Let's document your findings in the troubleshooting section for now, if it persist with the next version of Tower (3.6.x) and there is a compelling reason to support rhel7 we can add this fix with conditions etc then. If that sounds good, would you be willing to submit a PR against the README? Thanks.

rmahroua commented 5 years ago

Sounds good @oatakan I will submit a PR for the troubleshooting section to the dev branch

kenmoini commented 5 years ago

I can also confirm that the fix provided by @rmahroua also works to resolve the issue at the Tower Install task. Great job, thank you.

brianstinehart commented 5 years ago

Great work @rmahroua!! Thank you so much for taking the time to unpack this

Confirming this worked for me as well, but I did run into a destination directory (/tmp/ansible-tower-setup-{{ towerversion }}/) problem in my last run:

TASK [ansible-tower : Create the environment file (fixes the incorrect repository lookup)] *** fatal: [s1-tower]: FAILED! => ... "msg": "Destination directory /tmp/ansible-tower-setup-3.5.2-1 does not exist"

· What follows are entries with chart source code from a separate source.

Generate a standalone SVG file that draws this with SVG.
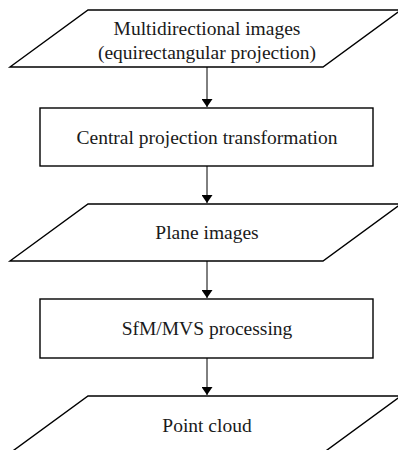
<svg xmlns="http://www.w3.org/2000/svg" width="398" height="450" viewBox="0 0 398 450">
<defs>
<marker id="ah" markerWidth="8" markerHeight="11" refX="8" refY="5.5" orient="auto" markerUnits="userSpaceOnUse">
<path d="M0,0 L8,5.5 L0,11 Z" fill="#000"/>
</marker>
<style>
.s{fill:#fff;stroke:#000;stroke-width:1.4}
.t{font-family:'Liberation Serif','DejaVu Serif','Times New Roman',serif;font-size:19.5px;fill:#1a1a1a;text-anchor:middle}
.c{stroke:#000;stroke-width:1;fill:none}
</style>
</defs>
<rect width="398" height="450" fill="#fff"/>
<g id="n1"><polygon class="s" points="88,10 401,10 323,67 10,67"/>
<text class="t" x="207" y="35">Multidirectional images</text>
<text class="t" x="207" y="59">(equirectangular projection)</text></g>
<g id="n2"><rect class="s" x="40" y="108" width="333" height="58"/>
<text class="t" x="207" y="144">Central projection transformation</text></g>
<g id="n3"><polygon class="s" points="88,204 401,204 323,261 10,261"/>
<text class="t" x="207" y="239">Plane images</text></g>
<g id="n4"><rect class="s" x="40" y="299" width="333" height="59"/>
<text class="t" x="207" y="335">SfM/MVS processing</text></g>
<g id="n5"><polygon class="s" points="88,396 401,396 323,453 10,453"/>
<text class="t" x="207" y="432">Point cloud</text></g>
<g id="connectors">
<line class="c" x1="207" y1="67" x2="207" y2="107" marker-end="url(#ah)"/>
<line class="c" x1="207" y1="166" x2="207" y2="203" marker-end="url(#ah)"/>
<line class="c" x1="207" y1="261" x2="207" y2="298" marker-end="url(#ah)"/>
<line class="c" x1="207" y1="358" x2="207" y2="395" marker-end="url(#ah)"/>
</g>
</svg>
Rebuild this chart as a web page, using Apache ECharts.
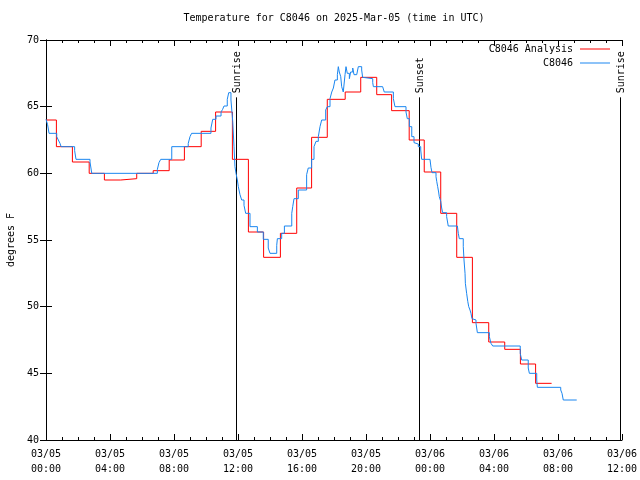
<!DOCTYPE html>
<html>
<head>
<meta charset="utf-8">
<script src="https://cdn.jsdelivr.net/npm/echarts@6/dist/echarts.min.js"></script>
<style>html,body{margin:0;padding:0;background:#fff}#c{width:640px;height:480px}</style>
</head>
<body>
<div id="c"></div>
<script>
// hours since 2025-03-05 00:00 UTC
const analysisHours = [0, 0.65, 1.65, 2.7, 3.65, 4.67, 5.67, 6.7, 7.7, 8.65, 9.7, 10.6, 11.65, 12.65, 13.6, 14.65, 15.67, 16.6, 17.58, 18.7, 19.67, 20.67, 21.6, 22.7, 23.64, 24.67, 25.67, 26.65, 27.67, 28.67, 29.65, 30.6, 31.6];
const analysisTemps = [64.0, 62.0, 60.85, 60.0, 59.5, 59.6, 60.0, 60.2, 61.0, 62.0, 63.15, 64.6, 61.05, 55.6, 53.7, 55.5, 58.9, 62.7, 65.55, 66.1, 67.2, 65.9, 64.7, 62.5, 60.1, 57.0, 53.7, 48.8, 47.35, 46.8, 45.7, 44.25, 44.25];

const obsHours = [0, 0.1, 0.19, 0.67, 0.77, 0.875, 0.94, 1.79, 1.875, 2.75, 2.86, 6.96, 7.06, 7.17, 7.86, 8.89, 9.0, 9.1, 10.31, 10.42, 10.625, 10.94, 11.04, 11.125, 11.33, 11.42, 11.56, 11.67, 11.75, 11.81, 11.875, 11.96, 12.02, 12.125, 12.23, 12.375, 12.48, 12.75, 13.21, 13.58, 13.89, 14.0, 14.42, 14.46, 14.73, 14.9, 15.36, 15.42, 15.5, 15.77, 16.29, 16.39, 16.6, 16.75, 16.875, 17.02, 17.125, 17.23, 17.48, 17.58, 17.75, 17.86, 17.96, 18.06, 18.21, 18.27, 18.33, 18.42, 18.48, 18.58, 18.69, 18.75, 18.83, 18.96, 19.04, 19.17, 19.25, 19.42, 19.52, 19.73, 19.79, 19.875, 20.42, 20.46, 21.04, 21.14, 21.71, 21.81, 22.5, 22.58, 22.71, 22.86, 23.0, 23.125, 23.27, 23.42, 23.48, 24.0, 24.06, 24.125, 24.375, 24.42, 24.48, 24.54, 24.58, 24.67, 24.73, 24.79, 25.04, 25.14, 25.71, 25.77, 25.83, 26.08, 26.125, 26.19, 26.21, 26.29, 26.36, 26.42, 26.5, 26.56, 26.625, 26.67, 26.875, 26.96, 27.71, 27.81, 27.92, 29.64, 29.73, 30.14, 30.21, 30.67, 30.71, 32.17, 32.25, 32.33, 33.17];
const obsTemps = [64.05, 63.65, 63.0, 62.75, 62.5, 62.25, 62.0, 61.7, 61.05, 60.85, 60.0, 60.3, 60.8, 61.05, 62.0, 62.25, 62.75, 63.0, 63.4, 64.05, 64.3, 64.6, 64.8, 65.05, 65.55, 66.05, 65.5, 63.9, 62.0, 60.5, 60.0, 59.5, 59.0, 58.4, 58.0, 57.6, 57.0, 56.0, 55.6, 55.05, 54.4, 54.0, 54.6, 55.1, 55.5, 56.05, 57.0, 57.5, 58.1, 58.75, 59.9, 60.4, 61.05, 62.0, 62.4, 62.75, 63.5, 64.0, 64.75, 65.0, 65.6, 66.1, 66.4, 67.0, 67.4, 68.0, 67.6, 67.25, 66.5, 66.1, 67.4, 68.0, 67.5, 67.1, 67.6, 67.9, 67.4, 67.5, 68.0, 67.75, 67.2, 67.1, 66.8, 66.5, 66.4, 66.1, 65.6, 65.0, 64.6, 64.1, 63.5, 62.75, 62.3, 62.2, 62.0, 61.75, 61.05, 60.9, 60.45, 60.05, 59.75, 59.4, 59.0, 58.6, 58.25, 57.9, 57.4, 57.05, 56.75, 56.05, 55.9, 55.5, 55.1, 54.5, 53.5, 52.5, 51.75, 51.0, 50.4, 50.0, 49.75, 49.5, 49.1, 49.0, 48.75, 48.05, 47.75, 47.25, 47.05, 46.5, 46.0, 45.4, 45.0, 44.5, 43.95, 43.75, 43.5, 43.0, 43.0];

const sunHours = [11.87, 23.33, 35.87];
const sunLabels = ['Sunrise', 'Sunset', 'Sunrise'];

const seriesNames = ['C8046 Analysis', 'C8046'];
const dayLabels = ['03/05', '03/06'];

const FONT = '"DejaVu Sans Mono", "Liberation Mono", monospace';

function fmtX(h) {
  const d = dayLabels[Math.floor(h / 24)] || '';
  const hh = String(Math.round(h % 24)).padStart(2, '0');
  return d + '\n' + hh + ':00';
}

const chart = echarts.init(document.getElementById('c'));
const axisCommon = {
  axisLine: { show: true, lineStyle: { color: '#000', width: 1 } },
  splitLine: { show: false }
};
const xBase = Object.assign({}, axisCommon, {
  type: 'value', min: 0, max: 36, interval: 4,
  axisTick: { show: true, inside: true, length: 6, lineStyle: { color: '#000' } },
  minorTick: { show: true, splitNumber: 4, length: 3, lineStyle: { color: '#000' } },
  minorSplitLine: { show: false }
});
const yBase = Object.assign({}, axisCommon, {
  type: 'value', min: 40, max: 70, interval: 5,
  axisTick: { show: true, inside: true, length: 6, lineStyle: { color: '#000' } }
});

chart.setOption({
  animation: false,
  backgroundColor: '#fff',
  title: {
    text: 'Temperature for C8046 on 2025-Mar-05 (time in UTC)',
    left: 334, top: 13, textAlign: 'center', padding: 0,
    textStyle: { fontFamily: FONT, fontSize: 10, fontWeight: 'normal', color: '#000' }
  },
  legend: {
    data: seriesNames,
    orient: 'vertical', align: 'right',
    right: 30, top: 43, padding: 0,
    icon: 'rect',
    itemWidth: 30, itemHeight: 1, itemGap: 2,
    textStyle: { fontFamily: FONT, fontSize: 10, color: '#000', lineHeight: 12, padding: [0, 2, 0, 0] }
  },
  grid: { left: 46, right: 18, top: 40, bottom: 40, containLabel: false, outerBoundsMode: 'none' },
  xAxis: [
    Object.assign({}, xBase, {
      position: 'bottom',
      axisLabel: { formatter: fmtX, fontFamily: FONT, fontSize: 10, color: '#000', margin: 7, lineHeight: 15 }
    }),
    Object.assign({}, xBase, { position: 'top', axisLabel: { show: false } })
  ],
  yAxis: [
    Object.assign({}, yBase, {
      position: 'left',
      name: 'degrees F', nameLocation: 'middle', nameGap: 30, nameRotate: 90,
      nameTextStyle: { fontFamily: FONT, fontSize: 10, color: '#000' },
      axisLabel: { fontFamily: FONT, fontSize: 10, color: '#000', margin: 7 }
    }),
    Object.assign({}, yBase, { position: 'right', axisLabel: { show: false } })
  ],
  series: [
    {
      name: seriesNames[0], type: 'line', step: 'end', symbol: 'none', showSymbol: false,
      color: '#ff0000', lineStyle: { width: 1, color: '#ff0000' },
      data: analysisHours.map((h, i) => [h, analysisTemps[i]])
    },
    {
      name: seriesNames[1], type: 'line', step: 'end', symbol: 'none', showSymbol: false,
      color: '#1a86f0', lineStyle: { width: 1, color: '#1a86f0' },
      data: obsHours.map((h, i) => [h, obsTemps[i]])
    },
    {
      type: 'custom', silent: true,
      data: sunHours.map((h, i) => [h, sunLabels[i]]),
      renderItem: function (params, api) {
        const t = api.value(0);
        const label = sunLabels[params.dataIndex];
        const bottom = api.coord([t, 40]);
        const top = api.coord([t, 65.7]);
        const x = Math.round(bottom[0]) + 0.5;
        return {
          type: 'group',
          children: [
            { type: 'line', shape: { x1: x, y1: bottom[1], x2: x, y2: top[1] },
              style: { stroke: '#000', lineWidth: 1 } },
            { type: 'text', x: x + 1, y: top[1] - 4, rotation: Math.PI / 2,
              style: { text: label, fill: '#000', font: '10px ' + FONT,
                       align: 'left', verticalAlign: 'middle',
                       textAlign: 'left', textVerticalAlign: 'middle' } }
          ]
        };
      }
    }
  ]
});
</script>
</body>
</html>
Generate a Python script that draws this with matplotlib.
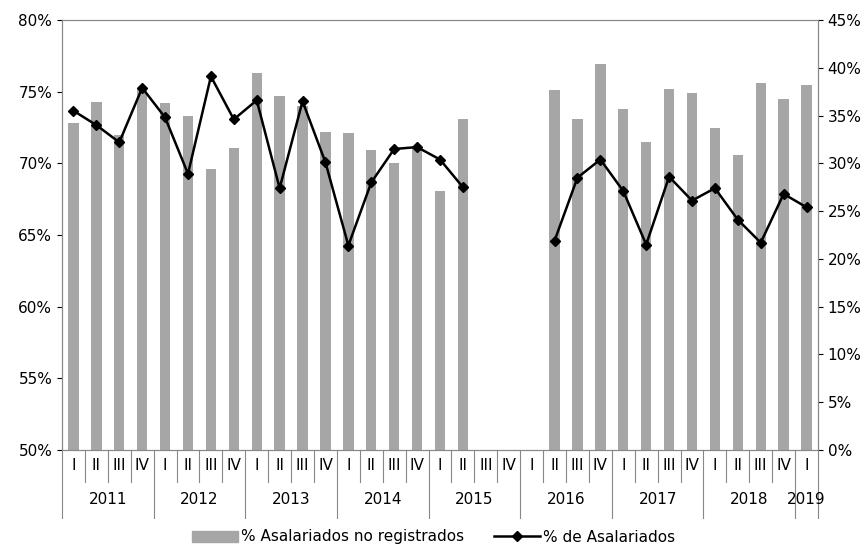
import numpy as np
import matplotlib.pyplot as plt
from matplotlib.lines import Line2D

years = ['2011', '2012', '2013', '2014', '2015', '2016', '2017', '2018', '2019']
quarters = ['I', 'II', 'III', 'IV'] * 8 + ['I']
nan = np.nan
no_registrados = [72.8, 74.3, 72.0, 75.2, 74.2, 73.3, 69.6, 71.1,
                  76.3, 74.7, 74.0, 72.2, 72.1, 70.9, 70.0, 71.0,
                  68.1, 73.1, nan, nan, nan, 75.1, 73.1, 76.9,
                  73.8, 71.5, 75.2, 74.9, 72.5, 70.6, 75.6, 74.5, 75.5]
asalariados = [35.5, 34.0, 32.2, 37.9, 34.8, 28.9, 39.1, 34.6,
               36.6, 27.4, 36.5, 30.1, 21.4, 28.0, 31.5, 31.7,
               30.4, 27.5, nan, nan, nan, 21.9, 28.5, 30.4,
               27.1, 21.5, 28.6, 26.1, 27.4, 24.1, 21.7, 26.8, 25.4]

n = len(quarters)
x = np.arange(n)

fig = plt.figure(figsize=(8.67, 5.46), dpi=100)
ax = fig.add_axes([62/867, 96/546, 756/867, 430/546])
ax.bar(x, np.array(no_registrados) - 50, bottom=50, width=0.45, color='#a6a6a6', zorder=2)
ax.set_ylim(50, 80)
ax.set_xlim(-0.5, n - 0.5)
ax.set_yticks(range(50, 81, 5))
ax.set_yticklabels([f'{v}%' for v in range(50, 81, 5)], fontsize=11)
ax.set_xticks([])

ax2 = ax.twinx()
ax2.plot(x, asalariados, color='black', lw=1.8, marker='D', ms=5, zorder=3)
ax2.set_ylim(0, 45)
ax2.set_yticks(range(0, 46, 5))
ax2.set_yticklabels([f'{v}%' for v in range(0, 46, 5)], fontsize=11)
ax2.set_xlim(-0.5, n - 0.5)

for a in (ax, ax2):
    for s in a.spines.values():
        s.set_color('#888888')

# two-level category axis
trans = ax.get_xaxis_transform()
for i, q in enumerate(quarters):
    ax.text(i, -0.037, q, transform=trans, ha='center', va='center', fontsize=11, clip_on=False)
for b in np.arange(-0.5, n, 1):
    major = (b + 0.5) % 4 == 0 or b == n - 0.5
    ax.plot([b, b], [0, -0.158 if major else -0.074], transform=trans, color='#888888', lw=0.8, clip_on=False)
for k, yr in enumerate(years):
    start = k * 4
    end = min(start + 4, n)
    ax.text((start + end - 1) / 2, -0.116, yr, transform=trans, ha='center', va='center', fontsize=11)

handles = [plt.Rectangle((0, 0), 1, 1, color='#a6a6a6'),
           Line2D([], [], color='black', lw=1.8, marker='D', ms=5)]
fig.legend(handles, ['% Asalariados no registrados', '% de Asalariados'],
           loc='center', ncol=2, frameon=False, fontsize=11,
           bbox_to_anchor=(0.5, 9/546), handlelength=3, columnspacing=2, handletextpad=0.2)

fig.savefig('out.png', dpi=100)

Updating the tasks to the below worked well:


- name: Create the environment file (fixes the incorrect repository lookup)
  copy:
    dest: /tmp/ansible-tower-setup-bundle-{{ towerversion }}.el{{ ansible_distribution_major_version }}/install_vars.yml
    content: |
      redhat_aws_rhui_repos:
        - rhel-server-rhui-rhscl-7-rpms
        - rhel-7-server-rhui-extras-rpms

- name: run the tower installer
  shell: ./setup.sh -e "@install_vars.yml" chdir=/tmp/ansible-tower-setup-bundle-{{ towerversion }}.el{{ ansible_distribution_major_version }}
  when: towerchk not in towerversion
rmahroua commented 5 years ago

Thanks for the update @brianstinehart looks like the extraction directory did not have the same name.